A service agreement is a legally-enforceable contract for the provision of specified services that must be paid for at specified rates. Such agreements between private-sector companies and government departments are common in certain situations (for example, when leasing photocopying equipment), but less so in relation to the provision of educational services. Nevertheless, if a ministry of education were to engage a commercial company to provide alternative education programmes, it would most likely be on the basis of a service agreement.
The chief advantage of this mechanism for funding such services lies in its predictability. All terms and conditions are negotiated before the document is signed, and the service agreement (if it is well drafted) spells out in detail what is expected of both parties under all conceivable circumstances.

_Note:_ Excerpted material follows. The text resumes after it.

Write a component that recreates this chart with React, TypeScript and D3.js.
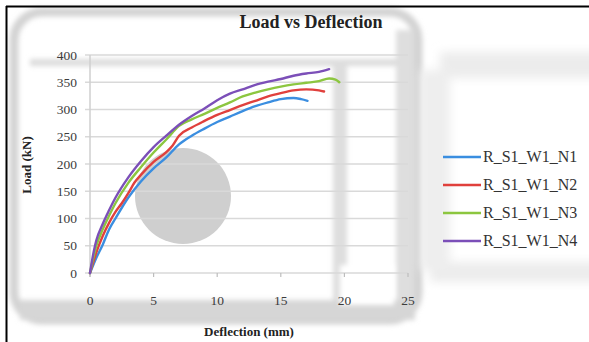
import React from "react";
import * as d3 from "d3";

const seriesNames = ["R_S1_W1_N1", "R_S1_W1_N2", "R_S1_W1_N3", "R_S1_W1_N4"];
const seriesColors = ["#3a8ee0", "#e0403c", "#8cc63f", "#7b4fb8"];

const n1: [number, number][] = [
  [0, 0], [0.5, 28], [1, 52], [1.5, 80], [2, 100], [3, 138], [4, 168], [5, 192], [6, 212],
  [7, 236], [8, 252], [9, 265], [10, 277], [11, 287], [12, 297], [13, 306], [14, 313],
  [15, 319], [16, 321], [16.6, 319], [17.1, 316],
];
const n2: [number, number][] = [
  [0, 0], [0.5, 38], [1, 68], [1.5, 92], [2, 112], [2.5, 128], [3, 146], [3.5, 166], [4, 180],
  [5, 204], [6, 222], [6.5, 234], [7, 252], [8, 267], [9, 279], [10, 290], [11, 299],
  [12, 308], [13, 316], [14, 324], [15, 330], [16, 335], [17, 337], [18, 335], [18.4, 333],
];
const n3: [number, number][] = [
  [0, 0], [0.5, 50], [1, 80], [1.5, 105], [2, 128], [3, 165], [4, 194], [5, 221], [6, 245],
  [7, 270], [8, 282], [9, 292], [10, 303], [11, 313], [12, 324], [13, 331], [14, 337],
  [15, 342], [16, 346], [17, 349], [18, 352], [18.8, 357], [19.3, 355], [19.6, 350],
];
const n4: [number, number][] = [
  [0, 0], [0.3, 40], [0.5, 60], [1, 90], [1.5, 115], [2, 138], [3, 175], [4, 205], [5, 231],
  [6, 252], [7, 272], [8, 288], [9, 302], [10, 317], [11, 329], [12, 337], [13, 345],
  [14, 351], [15, 356], [16, 362], [17, 366], [18, 369], [18.8, 374],
];
const seriesData = [n1, n2, n3, n4];

const xTicks = [0, 5, 10, 15, 20, 25];
const yTicks = [0, 50, 100, 150, 200, 250, 300, 350, 400];

export default function App() {
  const W = 589, H = 342;
  const x = d3.scaleLinear().domain([0, 25]).range([90, 408]);
  const y = d3.scaleLinear().domain([0, 400]).range([273, 55]);
  const line = d3.line<[number, number]>().x(d => x(d[0])).y(d => y(d[1])).curve(d3.curveMonotoneX);
  const font = "'Liberation Serif', 'Times New Roman', serif";

  return (
    <svg width={W} height={H} style={{ position: "absolute", left: 0, top: 0, background: "#fff", fontFamily: font }}>
      <defs>
        <filter id="blur" x="-20%" y="-20%" width="140%" height="140%">
          <feGaussianBlur stdDeviation="2.5" />
        </filter>
        <filter id="blur2" x="-20%" y="-50%" width="140%" height="200%">
          <feGaussianBlur stdDeviation="5" />
        </filter>
        <filter id="soft">
          <feGaussianBlur stdDeviation="0.5" />
        </filter>
      </defs>
      <rect x={0} y={0} width={W} height={H} fill="#fff" />
      {/* scan artifacts */}
      <g filter="url(#blur)">
        <rect x={14} y={12} width={404} height={308} rx={28} fill="none" stroke="#d3d3d3" strokeWidth={9} />
        <rect x={30} y={59} width={368} height={7} fill="#dcdcdc" />
        <rect x={333} y={62} width={14} height={240} fill="#dedede" />
        <rect x={396} y={30} width={18} height={280} fill="#dedede" />
        <rect x={20} y={300} width={395} height={20} fill="#d6d6d6" />
      </g>
      <g filter="url(#blur2)">
        <rect x={440} y={52} width={160} height={26} fill="#ececec" />
        <rect x={430} y={262} width={170} height={20} fill="#ececec" />
        <rect x={420} y={70} width={30} height={200} fill="#eeeeee" />
      </g>
      <rect x={340} y={265} width={54} height={40} fill="#fff" filter="url(#blur)" />
      <circle cx={183} cy={196} r={48} fill="#cfcfcf" />

      {/* border */}
      <line x1={6} y1={6.5} x2={W} y2={6.5} stroke="#000" strokeWidth={2} />
      <line x1={6.5} y1={6} x2={6.5} y2={H} stroke="#000" strokeWidth={2} />

      {/* title */}
      <text x={311} y={28} textAnchor="middle" fontSize={18} fontWeight="bold" fill="#222" fontFamily={font}>Load vs Deflection</text>

      {/* gridlines */}
      {yTicks.map(t => (
        <line key={t} x1={85} x2={408} y1={y(t)} y2={y(t)} stroke="#d9d9d9" strokeWidth={1.5} />
      ))}
      <line x1={x(0)} x2={x(0)} y1={y(400)} y2={y(0) + 4} stroke="#cfcfcf" strokeWidth={1.5} />
      {xTicks.map(t => (
        <line key={t} x1={x(t)} x2={x(t)} y1={y(0)} y2={y(0) + 4} stroke="#bdbdbd" strokeWidth={1.2} />
      ))}
      {yTicks.map(t => (
        <text key={t} x={77} y={y(t) + 4.5} textAnchor="end" fontSize={13.5} fill="#3c3c3c" fontFamily={font}>{t}</text>
      ))}
      {xTicks.map(t => (
        <text key={t} x={x(t)} y={305} textAnchor="middle" fontSize={13.5} fill="#3c3c3c" fontFamily={font}>{t}</text>
      ))}

      {/* series */}
      <g filter="url(#soft)">
        {seriesData.map((d, i) => (
          <path key={i} d={line(d) || ""} fill="none" stroke={seriesColors[i]} strokeWidth={2.4} strokeLinejoin="round" strokeLinecap="round" />
        ))}
      </g>

      {/* axis titles */}
      <text x={249} y={336} textAnchor="middle" fontSize={13} fontWeight="bold" fill="#222" fontFamily={font}>Deflection (mm)</text>
      <text transform="translate(31,165) rotate(-90)" textAnchor="middle" fontSize={13} fontWeight="bold" fill="#222" fontFamily={font}>Load (kN)</text>

      {/* legend */}
      {seriesNames.map((n, i) => {
        const ly = 157 + i * 28;
        return (
          <g key={n}>
            <line x1={443} x2={481} y1={ly} y2={ly} stroke={seriesColors[i]} strokeWidth={2.6} />
            <text x={483} y={ly + 5} fontSize={16} fill="#333" fontFamily={font}>{n}</text>
          </g>
        );
      })}
    </svg>
  );
}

This enables the ODL institution to proceed with the agreed programme without any concern about payment, while the ministry can set aside adequate funds to cover its liabilities. Provisions are often put in place to deal with disputes between the parties, should these arise.
The main drawback of the service agreement approach is the problem of continuity. Even when multi-annual agreements are in place, there may be a gap between the end of one contract and the signing of the next, and this can pose problems for learners who wish to continue their studies in order to complete a course or programme. Another potential problem is that, where a particular course would not be economically viable without government subsidies, the ministry holds a dominant position in any negotiations with the ODL institution, as it is the only body likely to fund such a course. In addition, it is not uncommon for governments to insist on a force majeure clause in any service agreement, which would enable it to renege on its financial obligations when some unforeseen event arises that is beyond its control (e.g. natural disaster or war).